[Dataset extract start]

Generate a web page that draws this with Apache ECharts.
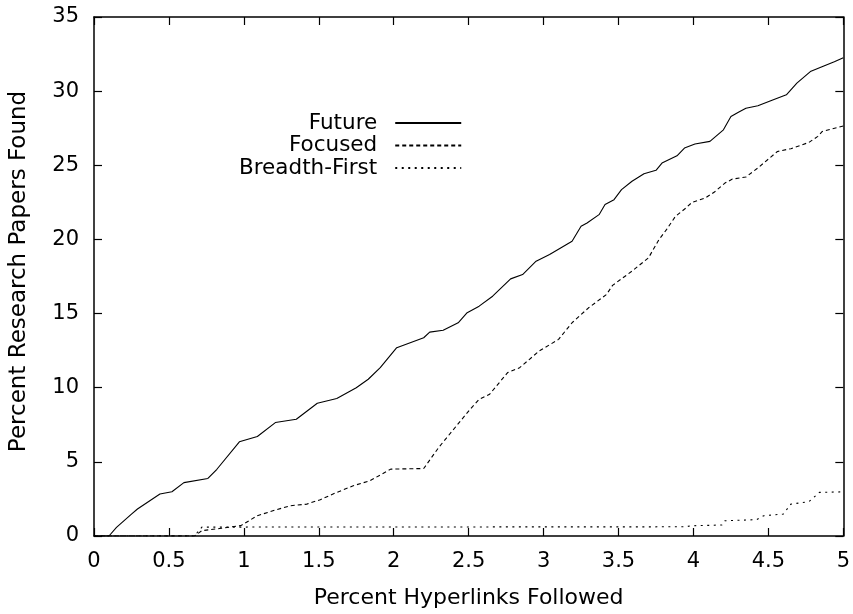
<!DOCTYPE html>
<html>
<head>
<meta charset="utf-8">
<script src="https://cdn.jsdelivr.net/npm/echarts@6/dist/echarts.min.js"></script>
<style>
  html, body { margin: 0; padding: 0; background: #fff; }
  #chart { width: 853px; height: 614px; }
</style>
</head>
<body>
<div id="chart"></div>
<script>
// [x, y] pairs
const futureData = [
    [0, 0], [0.1, 0], [0.15, 0.58], [0.25, 1.48], [0.29, 1.82], [0.44, 2.83], [0.52, 2.98],
    [0.6, 3.6], [0.76, 3.88], [0.82, 4.5], [0.97, 6.35], [1.09, 6.71], [1.21, 7.65],
    [1.35, 7.87], [1.49, 8.95], [1.62, 9.27], [1.75, 10.0], [1.83, 10.57], [1.91, 11.35],
    [2.02, 12.7], [2.2, 13.37], [2.24, 13.75], [2.33, 13.87], [2.43, 14.38], [2.49, 15.06],
    [2.57, 15.5], [2.66, 16.17], [2.78, 17.34], [2.86, 17.63], [2.95, 18.53], [3.04, 18.98],
    [3.19, 19.88], [3.25, 20.89], [3.29, 21.11], [3.37, 21.67], [3.41, 22.35], [3.47, 22.68],
    [3.52, 23.36], [3.59, 23.92], [3.67, 24.43], [3.75, 24.66], [3.79, 25.15], [3.89, 25.64],
    [3.94, 26.16], [4.01, 26.43], [4.11, 26.61], [4.2, 27.39], [4.25, 28.29], [4.3, 28.58],
    [4.35, 28.85], [4.43, 29.01], [4.52, 29.37], [4.62, 29.75], [4.69, 30.54], [4.78, 31.32],
    [4.87, 31.7], [4.94, 31.99], [5, 32.25]
];
const focusedData = [
    [0, 0], [0.67, 0], [0.72, 0.36], [0.85, 0.52], [0.98, 0.7], [1.09, 1.37], [1.21, 1.75],
    [1.31, 2.04], [1.42, 2.15], [1.51, 2.45], [1.62, 2.94], [1.73, 3.39], [1.84, 3.72],
    [1.98, 4.51], [2.2, 4.55], [2.3, 5.97], [2.51, 8.55], [2.57, 9.22], [2.64, 9.56],
    [2.76, 11.02], [2.84, 11.35], [2.97, 12.47], [3.1, 13.26], [3.19, 14.38], [3.3, 15.39],
    [3.42, 16.29], [3.46, 16.9], [3.59, 17.86], [3.7, 18.76], [3.77, 19.99], [3.82, 20.66],
    [3.88, 21.56], [3.95, 22.12], [3.99, 22.5], [4.08, 22.8], [4.14, 23.2], [4.21, 23.8],
    [4.26, 24.07], [4.35, 24.21], [4.43, 24.82], [4.5, 25.42], [4.56, 25.93], [4.65, 26.12],
    [4.77, 26.54], [4.83, 26.95], [4.86, 27.28], [5, 27.65]
];
const breadthData = [
    [0, 0], [0.67, 0], [0.72, 0.6], [3.95, 0.62], [3.98, 0.69], [4.19, 0.74], [4.21, 1.03],
    [4.42, 1.1], [4.47, 1.37], [4.6, 1.48], [4.65, 2.15], [4.77, 2.31], [4.84, 2.94], [5, 2.98]
];
const seriesNames = ['Future', 'Focused', 'Breadth-First'];
const xTicks = [0, 0.5, 1, 1.5, 2, 2.5, 3, 3.5, 4, 4.5, 5];
const yTicks = [0, 5, 10, 15, 20, 25, 30, 35];

const chartDom = document.getElementById('chart');
const myChart = echarts.init(chartDom);

const fontFamily = 'DejaVu Sans, Liberation Sans, Arial, sans-serif';
const axisLine = { show: true, onZero: false, lineStyle: { color: '#000', width: 1.5 } };
const axisTick = { show: true, inside: true, length: 8, lineStyle: { color: '#000', width: 1.2 } };

function lineSeries(name, data, type) {
    return {
        name: name,
        type: 'line',
        data: data,
        symbol: 'none',
        animation: false,
        itemStyle: { color: '#000' },
        lineStyle: { color: '#000', width: 1.1, type: type }
    };
}

const option = {
    animation: false,
    textStyle: { fontFamily: fontFamily },
    grid: { left: 92, right: 7, top: 17, bottom: 77 },
    legend: {
        orient: 'vertical',
        left: 234,
        top: 107,
        align: 'right',
        itemWidth: 66,
        itemHeight: 14,
        itemGap: 0.5,
        itemStyle: { opacity: 0 },
        textStyle: { fontSize: 21.5, color: '#000', fontFamily: fontFamily, padding: [0, 13, 0, 0] },
        data: seriesNames
    },
    xAxis: [
        {
            type: 'value', position: 'bottom',
            min: xTicks[0], max: xTicks[xTicks.length - 1], interval: 0.5,
            name: 'Percent Hyperlinks Followed', nameLocation: 'middle', nameGap: 51,
            nameTextStyle: { fontSize: 22, color: '#000' },
            axisLine: axisLine, axisTick: axisTick,
            axisLabel: { fontSize: 21, color: '#000', margin: 15 },
            splitLine: { show: false }
        },
        {
            type: 'value', position: 'top',
            min: xTicks[0], max: xTicks[xTicks.length - 1], interval: 0.5,
            axisLine: axisLine, axisTick: axisTick,
            axisLabel: { show: false }, splitLine: { show: false }
        }
    ],
    yAxis: [
        {
            type: 'value', position: 'left',
            min: yTicks[0], max: yTicks[yTicks.length - 1], interval: 5,
            name: 'Percent Research Papers Found', nameLocation: 'middle', nameGap: 63,
            nameTextStyle: { fontSize: 23, color: '#000', padding: [0, 0, 0, 10] },
            axisLine: axisLine, axisTick: axisTick,
            axisLabel: { fontSize: 21, color: '#000', margin: 15 },
            splitLine: { show: false }
        },
        {
            type: 'value', position: 'right',
            min: yTicks[0], max: yTicks[yTicks.length - 1], interval: 5,
            axisLine: axisLine, axisTick: axisTick,
            axisLabel: { show: false }, splitLine: { show: false }
        }
    ],
    series: [
        lineSeries(seriesNames[0], futureData, 'solid'),
        lineSeries(seriesNames[1], focusedData, [4, 3]),
        lineSeries(seriesNames[2], breadthData, [2, 4.5])
    ]
};
myChart.setOption(option);
</script>
</body>
</html>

[Dataset extract end]

## [Requirement]
Make an exact copy of the data above, pictures excluded.

## [Finished task]
Generate a web page that draws this with Apache ECharts.
<!DOCTYPE html>
<html>
<head>
<meta charset="utf-8">
<script src="https://cdn.jsdelivr.net/npm/echarts@6/dist/echarts.min.js"></script>
<style>
  html, body { margin: 0; padding: 0; background: #fff; }
  #chart { width: 853px; height: 614px; }
</style>
</head>
<body>
<div id="chart"></div>
<script>
// [x, y] pairs
const futureData = [
    [0, 0], [0.1, 0], [0.15, 0.58], [0.25, 1.48], [0.29, 1.82], [0.44, 2.83], [0.52, 2.98],
    [0.6, 3.6], [0.76, 3.88], [0.82, 4.5], [0.97, 6.35], [1.09, 6.71], [1.21, 7.65],
    [1.35, 7.87], [1.49, 8.95], [1.62, 9.27], [1.75, 10.0], [1.83, 10.57], [1.91, 11.35],
    [2.02, 12.7], [2.2, 13.37], [2.24, 13.75], [2.33, 13.87], [2.43, 14.38], [2.49, 15.06],
    [2.57, 15.5], [2.66, 16.17], [2.78, 17.34], [2.86, 17.63], [2.95, 18.53], [3.04, 18.98],
    [3.19, 19.88], [3.25, 20.89], [3.29, 21.11], [3.37, 21.67], [3.41, 22.35], [3.47, 22.68],
    [3.52, 23.36], [3.59, 23.92], [3.67, 24.43], [3.75, 24.66], [3.79, 25.15], [3.89, 25.64],
    [3.94, 26.16], [4.01, 26.43], [4.11, 26.61], [4.2, 27.39], [4.25, 28.29], [4.3, 28.58],
    [4.35, 28.85], [4.43, 29.01], [4.52, 29.37], [4.62, 29.75], [4.69, 30.54], [4.78, 31.32],
    [4.87, 31.7], [4.94, 31.99], [5, 32.25]
];
const focusedData = [
    [0, 0], [0.67, 0], [0.72, 0.36], [0.85, 0.52], [0.98, 0.7], [1.09, 1.37], [1.21, 1.75],
    [1.31, 2.04], [1.42, 2.15], [1.51, 2.45], [1.62, 2.94], [1.73, 3.39], [1.84, 3.72],
    [1.98, 4.51], [2.2, 4.55], [2.3, 5.97], [2.51, 8.55], [2.57, 9.22], [2.64, 9.56],
    [2.76, 11.02], [2.84, 11.35], [2.97, 12.47], [3.1, 13.26], [3.19, 14.38], [3.3, 15.39],
    [3.42, 16.29], [3.46, 16.9], [3.59, 17.86], [3.7, 18.76], [3.77, 19.99], [3.82, 20.66],
    [3.88, 21.56], [3.95, 22.12], [3.99, 22.5], [4.08, 22.8], [4.14, 23.2], [4.21, 23.8],
    [4.26, 24.07], [4.35, 24.21], [4.43, 24.82], [4.5, 25.42], [4.56, 25.93], [4.65, 26.12],
    [4.77, 26.54], [4.83, 26.95], [4.86, 27.28], [5, 27.65]
];
const breadthData = [
    [0, 0], [0.67, 0], [0.72, 0.6], [3.95, 0.62], [3.98, 0.69], [4.19, 0.74], [4.21, 1.03],
    [4.42, 1.1], [4.47, 1.37], [4.6, 1.48], [4.65, 2.15], [4.77, 2.31], [4.84, 2.94], [5, 2.98]
];
const seriesNames = ['Future', 'Focused', 'Breadth-First'];
const xTicks = [0, 0.5, 1, 1.5, 2, 2.5, 3, 3.5, 4, 4.5, 5];
const yTicks = [0, 5, 10, 15, 20, 25, 30, 35];

const chartDom = document.getElementById('chart');
const myChart = echarts.init(chartDom);

const fontFamily = 'DejaVu Sans, Liberation Sans, Arial, sans-serif';
const axisLine = { show: true, onZero: false, lineStyle: { color: '#000', width: 1.5 } };
const axisTick = { show: true, inside: true, length: 8, lineStyle: { color: '#000', width: 1.2 } };

function lineSeries(name, data, type) {
    return {
        name: name,
        type: 'line',
        data: data,
        symbol: 'none',
        animation: false,
        itemStyle: { color: '#000' },
        lineStyle: { color: '#000', width: 1.1, type: type }
    };
}

const option = {
    animation: false,
    textStyle: { fontFamily: fontFamily },
    grid: { left: 92, right: 7, top: 17, bottom: 77 },
    legend: {
        orient: 'vertical',
        left: 234,
        top: 107,
        align: 'right',
        itemWidth: 66,
        itemHeight: 14,
        itemGap: 0.5,
        itemStyle: { opacity: 0 },
        textStyle: { fontSize: 21.5, color: '#000', fontFamily: fontFamily, padding: [0, 13, 0, 0] },
        data: seriesNames
    },
    xAxis: [
        {
            type: 'value', position: 'bottom',
            min: xTicks[0], max: xTicks[xTicks.length - 1], interval: 0.5,
            name: 'Percent Hyperlinks Followed', nameLocation: 'middle', nameGap: 51,
            nameTextStyle: { fontSize: 22, color: '#000' },
            axisLine: axisLine, axisTick: axisTick,
            axisLabel: { fontSize: 21, color: '#000', margin: 15 },
            splitLine: { show: false }
        },
        {
            type: 'value', position: 'top',
            min: xTicks[0], max: xTicks[xTicks.length - 1], interval: 0.5,
            axisLine: axisLine, axisTick: axisTick,
            axisLabel: { show: false }, splitLine: { show: false }
        }
    ],
    yAxis: [
        {
            type: 'value', position: 'left',
            min: yTicks[0], max: yTicks[yTicks.length - 1], interval: 5,
            name: 'Percent Research Papers Found', nameLocation: 'middle', nameGap: 63,
            nameTextStyle: { fontSize: 23, color: '#000', padding: [0, 0, 0, 10] },
            axisLine: axisLine, axisTick: axisTick,
            axisLabel: { fontSize: 21, color: '#000', margin: 15 },
            splitLine: { show: false }
        },
        {
            type: 'value', position: 'right',
            min: yTicks[0], max: yTicks[yTicks.length - 1], interval: 5,
            axisLine: axisLine, axisTick: axisTick,
            axisLabel: { show: false }, splitLine: { show: false }
        }
    ],
    series: [
        lineSeries(seriesNames[0], futureData, 'solid'),
        lineSeries(seriesNames[1], focusedData, [4, 3]),
        lineSeries(seriesNames[2], breadthData, [2, 4.5])
    ]
};
myChart.setOption(option);
</script>
</body>
</html>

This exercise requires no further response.